What Ayn said. Splunk does not combine the files. What you can do in Splunk
1 - place all the data in the same index (probably a good idea)
2 - give all the inputs the same
sourcetype (possibly a good idea)
3 - give all the inputs the same
source (probably a bad idea)
4 - transform the incoming data based on source, sourcetype, host or regex pattern matching - at index time
5 - extract fields at search time or index time - based on regex pattern matching plus source, sourcetype or host
I don't understand your statement that you can "transform the data if it's from one source". Having all the data be from "one source" is not a requirement of Splunk.
I am not sure what you are extracting, so I cannot give specific advice about index time parsing.

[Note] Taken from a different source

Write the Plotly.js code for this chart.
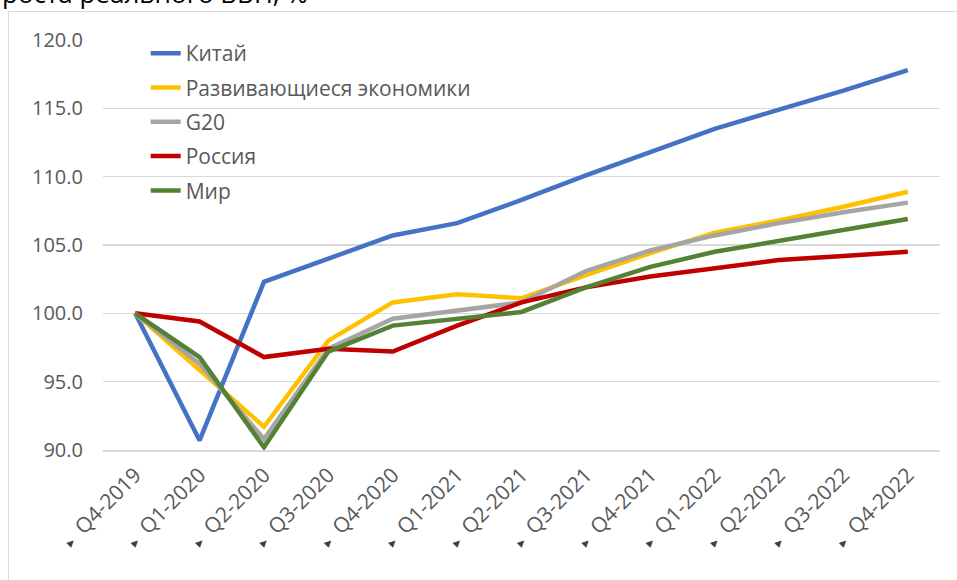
<!DOCTYPE html>
<html>
<head>
<meta charset="utf-8">
<script src="https://cdn.plot.ly/plotly-3.0.1.min.js"></script>
<style>
html,body{margin:0;padding:0;background:#fff;}
#wrap{position:relative;width:957px;height:580px;overflow:hidden;}
#frame{position:absolute;left:8px;top:11px;width:1000px;height:700px;border-left:1.5px solid #d9d9d9;border-top:1.5px solid #d9d9d9;pointer-events:none;}
#chart{position:absolute;left:0;top:0;width:957px;height:580px;}
</style>
</head>
<body>
<div id="wrap">
<div id="frame"></div>
<div id="chart"></div>
</div>
<script>
const categories = ["Q4-2019","Q1-2020","Q2-2020","Q3-2020","Q4-2020","Q1-2021","Q2-2021","Q3-2021","Q4-2021","Q1-2022","Q2-2022","Q3-2022","Q4-2022"];
const seriesNames = ["Китай","Развивающиеся экономики","G20","Россия","Мир"];
const china    = [100, 90.7, 102.3, 104.0, 105.7, 106.6, 108.3, 110.1, 111.8, 113.5, 114.9, 116.3, 117.8];
const emerging = [100, 95.9, 91.7, 98.0, 100.8, 101.4, 101.1, 102.8, 104.4, 105.9, 106.8, 107.8, 108.9];
const g20      = [100, 96.3, 90.8, 97.4, 99.6, 100.2, 100.8, 103.1, 104.6, 105.7, 106.6, 107.4, 108.1];
const russia   = [100, 99.4, 96.8, 97.4, 97.2, 99.1, 100.8, 101.9, 102.7, 103.3, 103.9, 104.2, 104.5];
const world    = [100, 96.8, 90.2, 97.2, 99.1, 99.6, 100.1, 101.9, 103.4, 104.5, 105.3, 106.1, 106.9];
const colors = ["#4472C4","#FFC000","#A5A5A5","#C00000","#548235"];
const yTicks = [90, 95, 100, 105, 110, 115, 120];
const titleText = "роста реального ВВП, %";

const allSeries = [china, emerging, g20, russia, world];
const tickText = categories.map(c => '<span style="font-size:14px;fill:#404040">▸</span>\u00A0\u00A0' + c);

const traces = allSeries.map((vals, i) => ({
  x: categories,
  y: vals,
  type: 'scatter',
  mode: 'lines',
  name: seriesNames[i],
  legendgroup: 'g' + i,
  line: {color: colors[i], width: 4.5}
}));

const layout = {
  width: 957, height: 580,
  margin: {l: 103, r: 17, t: 40, b: 130},
  paper_bgcolor: 'rgba(0,0,0,0)',
  plot_bgcolor: 'rgba(0,0,0,0)',
  font: {family: '"Open Sans", "DejaVu Sans", sans-serif', color: '#595959', size: 20},
  showlegend: true,
  legend: {
    x: 0.051, y: 1.017, xanchor: 'left', yanchor: 'top',
    bgcolor: 'rgba(255,255,255,0)',
    font: {size: 21, color: '#595959'},
    tracegroupgap: 4
  },
  xaxis: {
    type: 'category',
    tickmode: 'array', tickvals: categories, ticktext: tickText,
    tickangle: -45,
    showgrid: false, zeroline: false,
    showline: true, linecolor: '#d9d9d9', linewidth: 1.5,
    ticks: '', tickfont: {size: 21, color: '#595959'},
    ticklabelstandoff: 3,
    range: [-0.5, 12.5]
  },
  yaxis: {
    range: [90, 120],
    tickmode: 'array', tickvals: yTicks,
    tickformat: '.1f',
    showgrid: true, gridcolor: '#d9d9d9', gridwidth: 1.5,
    zeroline: false, showline: false, ticks: '',
    tickfont: {size: 20, color: '#595959'},
    ticklabelstandoff: 19
  },
  annotations: [{
    text: titleText,
    xref: 'paper', yref: 'paper',
    x: -103/837, y: (450 - 13) / 410,
    xanchor: 'left', yanchor: 'bottom',
    showarrow: false,
    font: {size: 26, color: '#000000'}
  }]
};

Plotly.newPlot('chart', traces, layout, {displayModeBar: false, staticPlot: true});
</script>
</body>
</html>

However, if you want to extract fields at index time, I will tell you now that it is a bad idea to do it that way 99.9% of the time. Search time field extraction is almost always better. Everyone else in the community will say the same thing. But with more information about the data, we might see it differently and be able to give clearer advice.
So why do you need one source file? And why do you need to do this at index time?
What do you mean by "into one source file"? Splunk doesn't keep files that way. Splunk will however add some metadata about where it got events from (which is recorded in the "source" field). Is this what you mean? That you want to write the same source metadata for several different sources?